(Written instruction) Images do not belong in the copy. Retype all the entries below exactly.

[start]

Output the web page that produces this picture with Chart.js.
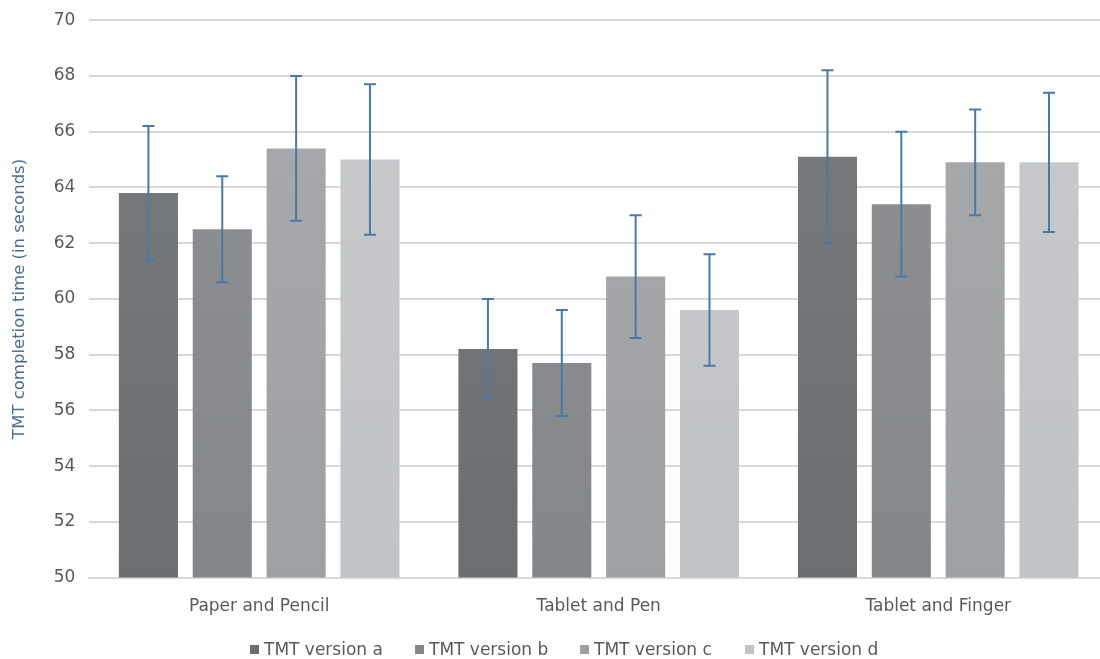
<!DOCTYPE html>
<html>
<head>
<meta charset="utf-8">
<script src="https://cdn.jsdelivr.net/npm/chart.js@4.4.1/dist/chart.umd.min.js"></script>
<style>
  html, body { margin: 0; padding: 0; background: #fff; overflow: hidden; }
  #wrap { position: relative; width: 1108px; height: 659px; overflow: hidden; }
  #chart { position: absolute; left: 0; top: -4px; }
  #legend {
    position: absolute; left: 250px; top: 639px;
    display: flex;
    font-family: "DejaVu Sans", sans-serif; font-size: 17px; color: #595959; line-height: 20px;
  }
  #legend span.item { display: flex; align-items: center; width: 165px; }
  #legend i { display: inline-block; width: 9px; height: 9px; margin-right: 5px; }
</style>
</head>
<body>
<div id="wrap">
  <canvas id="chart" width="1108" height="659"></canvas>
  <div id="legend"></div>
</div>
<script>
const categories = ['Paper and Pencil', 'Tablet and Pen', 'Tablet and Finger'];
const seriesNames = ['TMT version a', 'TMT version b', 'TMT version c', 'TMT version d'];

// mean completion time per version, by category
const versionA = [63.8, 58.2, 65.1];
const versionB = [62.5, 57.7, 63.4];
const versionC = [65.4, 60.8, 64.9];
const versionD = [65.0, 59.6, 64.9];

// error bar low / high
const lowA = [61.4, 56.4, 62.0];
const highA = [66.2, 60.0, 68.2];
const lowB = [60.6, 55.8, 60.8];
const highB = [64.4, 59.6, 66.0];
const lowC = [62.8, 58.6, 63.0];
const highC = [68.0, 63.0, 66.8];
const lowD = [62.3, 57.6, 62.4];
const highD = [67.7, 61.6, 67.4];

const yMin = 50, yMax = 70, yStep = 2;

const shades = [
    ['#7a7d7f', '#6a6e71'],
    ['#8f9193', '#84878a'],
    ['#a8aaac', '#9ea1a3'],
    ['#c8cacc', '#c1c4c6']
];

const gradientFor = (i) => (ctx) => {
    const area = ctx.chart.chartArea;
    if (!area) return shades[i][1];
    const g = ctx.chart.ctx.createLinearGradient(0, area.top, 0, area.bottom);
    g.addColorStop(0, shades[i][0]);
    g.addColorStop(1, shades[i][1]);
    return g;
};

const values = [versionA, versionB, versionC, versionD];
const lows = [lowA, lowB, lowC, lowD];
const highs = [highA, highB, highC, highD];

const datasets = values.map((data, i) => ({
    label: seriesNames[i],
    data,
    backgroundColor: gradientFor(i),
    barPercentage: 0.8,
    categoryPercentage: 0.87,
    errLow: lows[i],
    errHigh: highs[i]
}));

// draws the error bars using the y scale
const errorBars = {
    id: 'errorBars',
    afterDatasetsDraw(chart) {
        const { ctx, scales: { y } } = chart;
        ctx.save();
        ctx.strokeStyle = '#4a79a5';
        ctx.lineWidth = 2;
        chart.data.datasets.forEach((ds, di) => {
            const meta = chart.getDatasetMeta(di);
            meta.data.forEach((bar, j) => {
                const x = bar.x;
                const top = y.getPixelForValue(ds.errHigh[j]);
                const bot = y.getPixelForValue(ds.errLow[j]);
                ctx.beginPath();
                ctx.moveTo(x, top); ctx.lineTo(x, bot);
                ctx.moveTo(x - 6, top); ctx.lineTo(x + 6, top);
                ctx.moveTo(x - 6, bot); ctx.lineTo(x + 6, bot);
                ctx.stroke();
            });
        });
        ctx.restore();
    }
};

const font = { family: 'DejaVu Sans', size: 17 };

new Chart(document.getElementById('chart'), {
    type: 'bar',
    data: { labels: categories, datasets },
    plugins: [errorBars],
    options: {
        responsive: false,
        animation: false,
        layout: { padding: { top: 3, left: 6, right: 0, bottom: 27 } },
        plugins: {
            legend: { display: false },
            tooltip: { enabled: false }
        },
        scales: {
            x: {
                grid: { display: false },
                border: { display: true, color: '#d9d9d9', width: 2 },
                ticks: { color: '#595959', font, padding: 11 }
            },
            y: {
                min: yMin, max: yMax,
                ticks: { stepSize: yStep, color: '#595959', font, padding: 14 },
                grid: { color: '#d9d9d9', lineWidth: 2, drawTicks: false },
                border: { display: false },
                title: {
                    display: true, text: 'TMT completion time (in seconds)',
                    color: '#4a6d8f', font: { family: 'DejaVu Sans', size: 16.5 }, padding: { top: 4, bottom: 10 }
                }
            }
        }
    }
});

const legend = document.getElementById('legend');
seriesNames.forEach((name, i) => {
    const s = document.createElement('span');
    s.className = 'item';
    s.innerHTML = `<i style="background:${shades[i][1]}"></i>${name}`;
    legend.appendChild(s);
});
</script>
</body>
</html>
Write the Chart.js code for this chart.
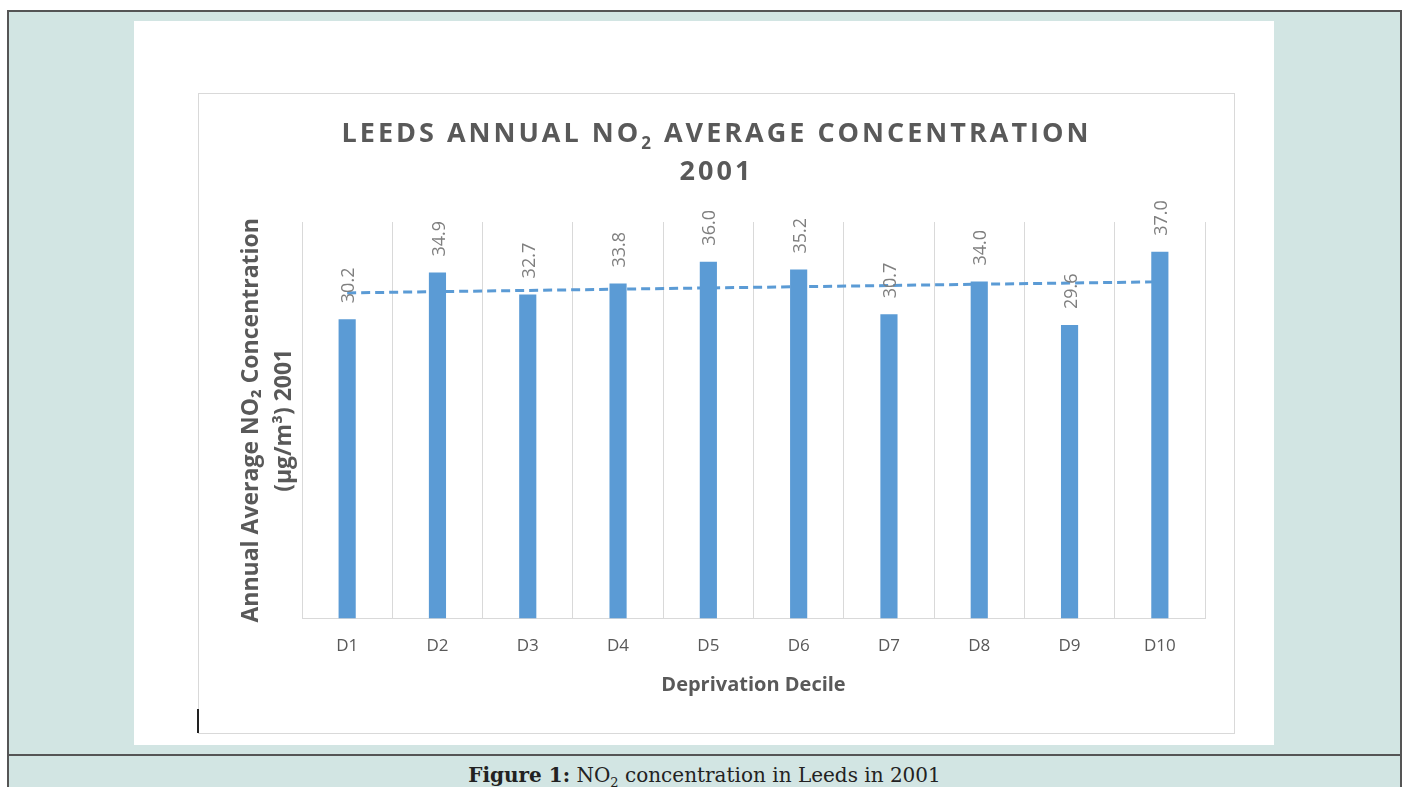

[end]

(Output for this exercise)
Output the web page that produces this picture with Chart.js.
<!DOCTYPE html>
<html>
<head>
<meta charset="utf-8">
<script src="https://cdn.jsdelivr.net/npm/chart.js@4.4.1/dist/chart.umd.min.js"></script>
<style>
  html, body { margin: 0; padding: 0; background: #fff; overflow: hidden; }
  #wrap { position: relative; width: 1108px; height: 659px; overflow: hidden; }
  #chart { position: absolute; left: 0; top: -4px; }
  #legend {
    position: absolute; left: 250px; top: 639px;
    display: flex;
    font-family: "DejaVu Sans", sans-serif; font-size: 17px; color: #595959; line-height: 20px;
  }
  #legend span.item { display: flex; align-items: center; width: 165px; }
  #legend i { display: inline-block; width: 9px; height: 9px; margin-right: 5px; }
</style>
</head>
<body>
<div id="wrap">
  <canvas id="chart" width="1108" height="659"></canvas>
  <div id="legend"></div>
</div>
<script>
const categories = ['Paper and Pencil', 'Tablet and Pen', 'Tablet and Finger'];
const seriesNames = ['TMT version a', 'TMT version b', 'TMT version c', 'TMT version d'];

// mean completion time per version, by category
const versionA = [63.8, 58.2, 65.1];
const versionB = [62.5, 57.7, 63.4];
const versionC = [65.4, 60.8, 64.9];
const versionD = [65.0, 59.6, 64.9];

// error bar low / high
const lowA = [61.4, 56.4, 62.0];
const highA = [66.2, 60.0, 68.2];
const lowB = [60.6, 55.8, 60.8];
const highB = [64.4, 59.6, 66.0];
const lowC = [62.8, 58.6, 63.0];
const highC = [68.0, 63.0, 66.8];
const lowD = [62.3, 57.6, 62.4];
const highD = [67.7, 61.6, 67.4];

const yMin = 50, yMax = 70, yStep = 2;

const shades = [
    ['#7a7d7f', '#6a6e71'],
    ['#8f9193', '#84878a'],
    ['#a8aaac', '#9ea1a3'],
    ['#c8cacc', '#c1c4c6']
];

const gradientFor = (i) => (ctx) => {
    const area = ctx.chart.chartArea;
    if (!area) return shades[i][1];
    const g = ctx.chart.ctx.createLinearGradient(0, area.top, 0, area.bottom);
    g.addColorStop(0, shades[i][0]);
    g.addColorStop(1, shades[i][1]);
    return g;
};

const values = [versionA, versionB, versionC, versionD];
const lows = [lowA, lowB, lowC, lowD];
const highs = [highA, highB, highC, highD];

const datasets = values.map((data, i) => ({
    label: seriesNames[i],
    data,
    backgroundColor: gradientFor(i),
    barPercentage: 0.8,
    categoryPercentage: 0.87,
    errLow: lows[i],
    errHigh: highs[i]
}));

// draws the error bars using the y scale
const errorBars = {
    id: 'errorBars',
    afterDatasetsDraw(chart) {
        const { ctx, scales: { y } } = chart;
        ctx.save();
        ctx.strokeStyle = '#4a79a5';
        ctx.lineWidth = 2;
        chart.data.datasets.forEach((ds, di) => {
            const meta = chart.getDatasetMeta(di);
            meta.data.forEach((bar, j) => {
                const x = bar.x;
                const top = y.getPixelForValue(ds.errHigh[j]);
                const bot = y.getPixelForValue(ds.errLow[j]);
                ctx.beginPath();
                ctx.moveTo(x, top); ctx.lineTo(x, bot);
                ctx.moveTo(x - 6, top); ctx.lineTo(x + 6, top);
                ctx.moveTo(x - 6, bot); ctx.lineTo(x + 6, bot);
                ctx.stroke();
            });
        });
        ctx.restore();
    }
};

const font = { family: 'DejaVu Sans', size: 17 };

new Chart(document.getElementById('chart'), {
    type: 'bar',
    data: { labels: categories, datasets },
    plugins: [errorBars],
    options: {
        responsive: false,
        animation: false,
        layout: { padding: { top: 3, left: 6, right: 0, bottom: 27 } },
        plugins: {
            legend: { display: false },
            tooltip: { enabled: false }
        },
        scales: {
            x: {
                grid: { display: false },
                border: { display: true, color: '#d9d9d9', width: 2 },
                ticks: { color: '#595959', font, padding: 11 }
            },
            y: {
                min: yMin, max: yMax,
                ticks: { stepSize: yStep, color: '#595959', font, padding: 14 },
                grid: { color: '#d9d9d9', lineWidth: 2, drawTicks: false },
                border: { display: false },
                title: {
                    display: true, text: 'TMT completion time (in seconds)',
                    color: '#4a6d8f', font: { family: 'DejaVu Sans', size: 16.5 }, padding: { top: 4, bottom: 10 }
                }
            }
        }
    }
});

const legend = document.getElementById('legend');
seriesNames.forEach((name, i) => {
    const s = document.createElement('span');
    s.className = 'item';
    s.innerHTML = `<i style="background:${shades[i][1]}"></i>${name}`;
    legend.appendChild(s);
});
</script>
</body>
</html>
Write the Chart.js code for this chart.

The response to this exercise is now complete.